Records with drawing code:
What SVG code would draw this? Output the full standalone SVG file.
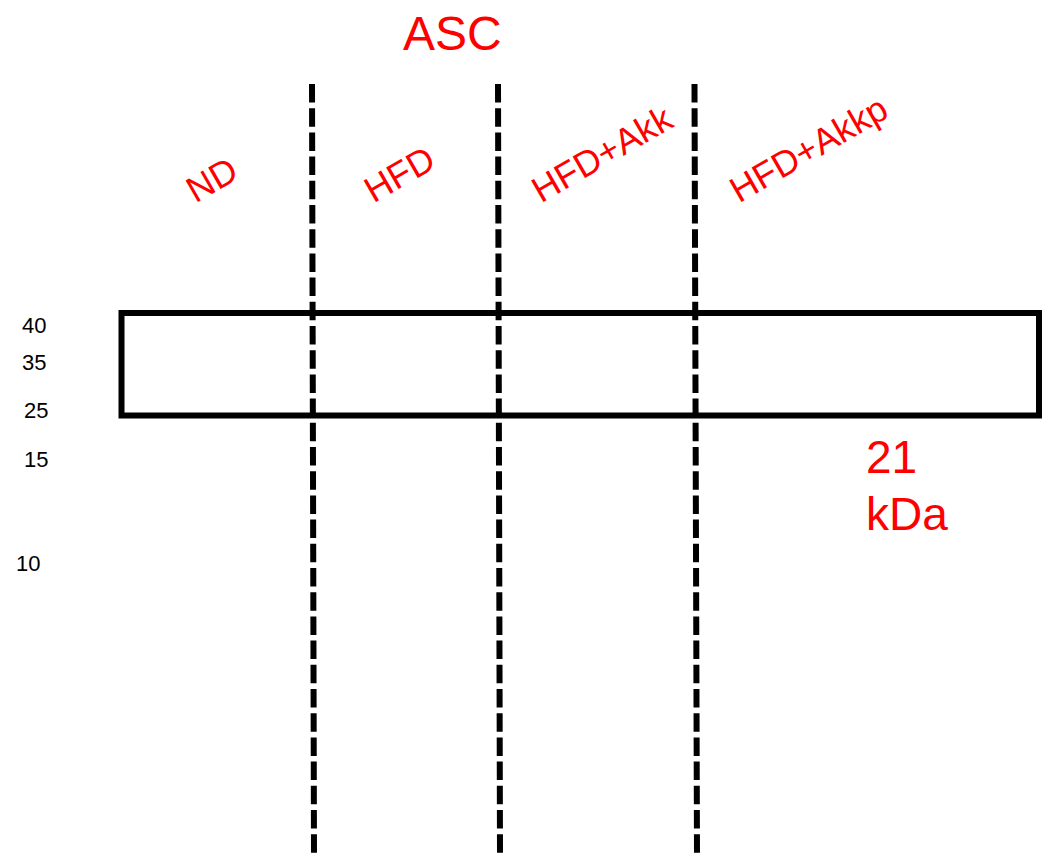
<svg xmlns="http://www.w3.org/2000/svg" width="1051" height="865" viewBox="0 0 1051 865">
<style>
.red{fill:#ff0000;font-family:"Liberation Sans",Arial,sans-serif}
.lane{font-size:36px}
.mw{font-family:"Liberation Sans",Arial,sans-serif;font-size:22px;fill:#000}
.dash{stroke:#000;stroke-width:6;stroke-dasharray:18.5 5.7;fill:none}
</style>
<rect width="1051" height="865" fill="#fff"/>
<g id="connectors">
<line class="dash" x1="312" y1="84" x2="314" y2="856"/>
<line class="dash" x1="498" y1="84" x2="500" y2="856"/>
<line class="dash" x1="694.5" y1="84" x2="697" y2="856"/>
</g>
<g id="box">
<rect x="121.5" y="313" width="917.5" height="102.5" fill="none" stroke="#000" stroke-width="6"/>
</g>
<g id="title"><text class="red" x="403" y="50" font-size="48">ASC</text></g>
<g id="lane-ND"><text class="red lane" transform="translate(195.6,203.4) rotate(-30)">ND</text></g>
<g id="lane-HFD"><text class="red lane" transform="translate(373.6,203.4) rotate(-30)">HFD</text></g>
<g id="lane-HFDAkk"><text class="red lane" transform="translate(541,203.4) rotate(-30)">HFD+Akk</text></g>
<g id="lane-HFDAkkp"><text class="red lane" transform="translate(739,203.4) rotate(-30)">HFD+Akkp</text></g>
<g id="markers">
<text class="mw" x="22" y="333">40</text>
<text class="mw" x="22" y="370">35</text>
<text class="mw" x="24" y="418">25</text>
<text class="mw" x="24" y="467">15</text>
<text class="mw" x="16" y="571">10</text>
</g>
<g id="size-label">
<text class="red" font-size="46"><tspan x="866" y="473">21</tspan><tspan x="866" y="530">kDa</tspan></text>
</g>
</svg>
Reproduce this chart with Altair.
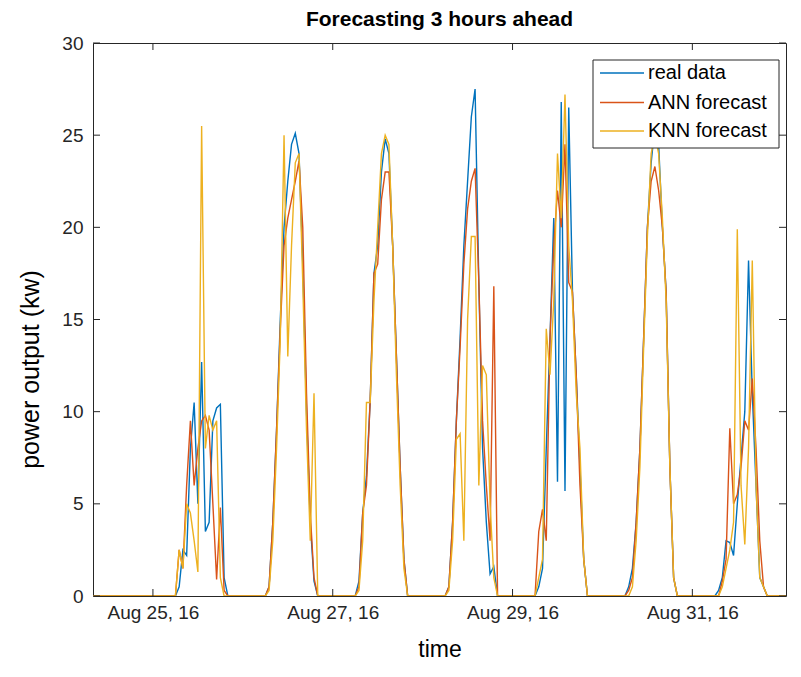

Objective. Every entry must be reproduced exactly, with the images left out.

Task result.
What SVG code would draw this? Output the full standalone SVG file.
<svg xmlns="http://www.w3.org/2000/svg" width="1051" height="865" viewBox="0 0 1051 865">
<style>
.red{fill:#ff0000;font-family:"Liberation Sans",Arial,sans-serif}
.lane{font-size:36px}
.mw{font-family:"Liberation Sans",Arial,sans-serif;font-size:22px;fill:#000}
.dash{stroke:#000;stroke-width:6;stroke-dasharray:18.5 5.7;fill:none}
</style>
<rect width="1051" height="865" fill="#fff"/>
<g id="connectors">
<line class="dash" x1="312" y1="84" x2="314" y2="856"/>
<line class="dash" x1="498" y1="84" x2="500" y2="856"/>
<line class="dash" x1="694.5" y1="84" x2="697" y2="856"/>
</g>
<g id="box">
<rect x="121.5" y="313" width="917.5" height="102.5" fill="none" stroke="#000" stroke-width="6"/>
</g>
<g id="title"><text class="red" x="403" y="50" font-size="48">ASC</text></g>
<g id="lane-ND"><text class="red lane" transform="translate(195.6,203.4) rotate(-30)">ND</text></g>
<g id="lane-HFD"><text class="red lane" transform="translate(373.6,203.4) rotate(-30)">HFD</text></g>
<g id="lane-HFDAkk"><text class="red lane" transform="translate(541,203.4) rotate(-30)">HFD+Akk</text></g>
<g id="lane-HFDAkkp"><text class="red lane" transform="translate(739,203.4) rotate(-30)">HFD+Akkp</text></g>
<g id="markers">
<text class="mw" x="22" y="333">40</text>
<text class="mw" x="22" y="370">35</text>
<text class="mw" x="24" y="418">25</text>
<text class="mw" x="24" y="467">15</text>
<text class="mw" x="16" y="571">10</text>
</g>
<g id="size-label">
<text class="red" font-size="46"><tspan x="866" y="473">21</tspan><tspan x="866" y="530">kDa</tspan></text>
</g>
</svg>
Reproduce this chart with Altair.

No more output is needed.